PER (Multiple du Résultat Net ) | |
CORIS HOLDING | 10,01 |
ECOBANK ETI | 1,49 |
ORAGROUP | 28,75 |
Dans l’absolu, et indépendamment des comparaisons avec les autres groupes bancaires, le même constat d’une valorisation décorrélée de la situation financière d’ECOBANK ETI peut être fait. Deux éléments sont particulièrement notables :
- ECOBANK Côte d’Ivoire, soit une seule des 33 filiales pays du groupe ECOBANK, a une valeur en bourse de 247 milliards de F CFA ce lundi 7 mars, soit quasiment autant que son groupe propriétaire, dont la valeur est elle de 271 milliards de F CFA, au cours de 15 F CFA. Ce qui signifie que les 32 autres filiales pays n’auraient qu’une valeur de 24 milliards à elles toutes, alors qu’on y compte des filiales comme le Ghana ou le Nigéria, dont les tailles dépassent largement ensemble la seule filiale de Côte d’Ivoire.
- En rapprochant la valeur boursière des fonds propres nets du groupe ECOBANK, on s’aperçoit alors que le groupe n’est valorisé qu’à hauteur de 23,4% de ses fonds propres nets calculés au 31 décembre 2022.
La déconnection de la valeur boursière du groupe ECOBANK de sa valeur fondamentale est donc recoupée par plusieurs aspects majeurs, tant par comparaison que de manière intrinsèque. La question se pose donc se savoir pourquoi une telle déconnection a lieu ? Deux explications majeures peuvent être données.

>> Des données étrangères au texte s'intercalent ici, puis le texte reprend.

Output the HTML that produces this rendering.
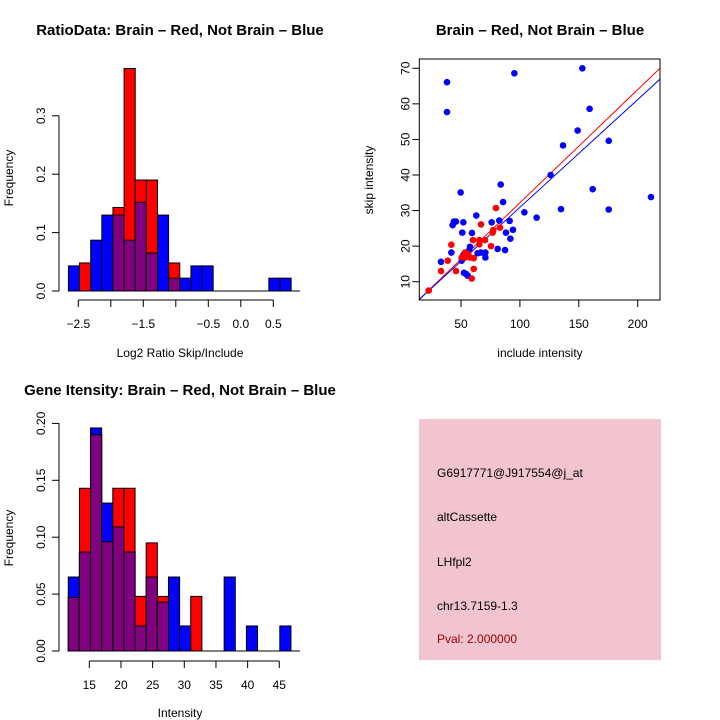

- La première tient au fait qu’il existe probablement pour une partie des investisseurs la crainte que ce versement de dividendes en 2022 ne soit qu’une exception. Avant le versement qui aura lieu dans quelques mois, les actionnaires du groupe ECOBANK avaient en effet été « sevrés » de dividendes depuis 2016. Les résultats des années précédentes avaient en effet été notamment mobilisés pour « éponger » des non-valeurs importantes constatées au fur à mesure des exercices après l’acquisition d’Oceanic BANK au Nigéria. Aujourd’hui, le portefeuille de créances douteuses de la filiale nigériane est correctement provisionné et l’agence de notation Fitch s’attend même à un retour à meilleure fortune plusieurs créances d’entreprises évoluant dans le secteur pétrolier nigérian à la faveur de l’augmentation du cours du pétrole. La principale conséquence en est dans tous les cas que le groupe ECOBANK est appelé à reprendre sa politique de distribution de dividende.
- La seconde raison est liée aux effets différés de la décision de la BRVM de fixer un plancher de cours à 13 F CFA, au motif réglementaire assez étonnant qu’une variation de 1 F CFA supplémentaire à la baisse nécessitait une dérogation au principe d’une variation quotidienne limitée à +/- 7,5%. Le résultat est que le cours a été figé à 13 F CFA durant 18 mois et que les investisseurs ont donc été « collés » avec leur titres pour ceux qui voulaient les vendre lorsque les performances financières d’ECOBANK étaient moindres que celle constatées sur l’année 2021. La mémoire de cette situation persiste quand bien même la situation financière du groupe bancaire est devenue bien meilleure.
Au total, la conjonction d’évènements non récurrents ainsi qu’une décision réglementaire exceptionnelle sur le titre ECOBANK a conduit à une déconnexion de la valeur du titre par rapport aux fondamentaux de l’entreprise. Le retour d’une rentabilité structurelle importante du groupe bancaire (Pour chaque F CFA d’activité réalisé, ECOBANK a en effet dégagé environ 0,25 F de bénéfice net après impôt en 2021) devrait heureusement offrir au titre ECOBANK ETI de belles perspectives et lui permettre de recouvrer son statut de seconde capitalisation de la BRVM.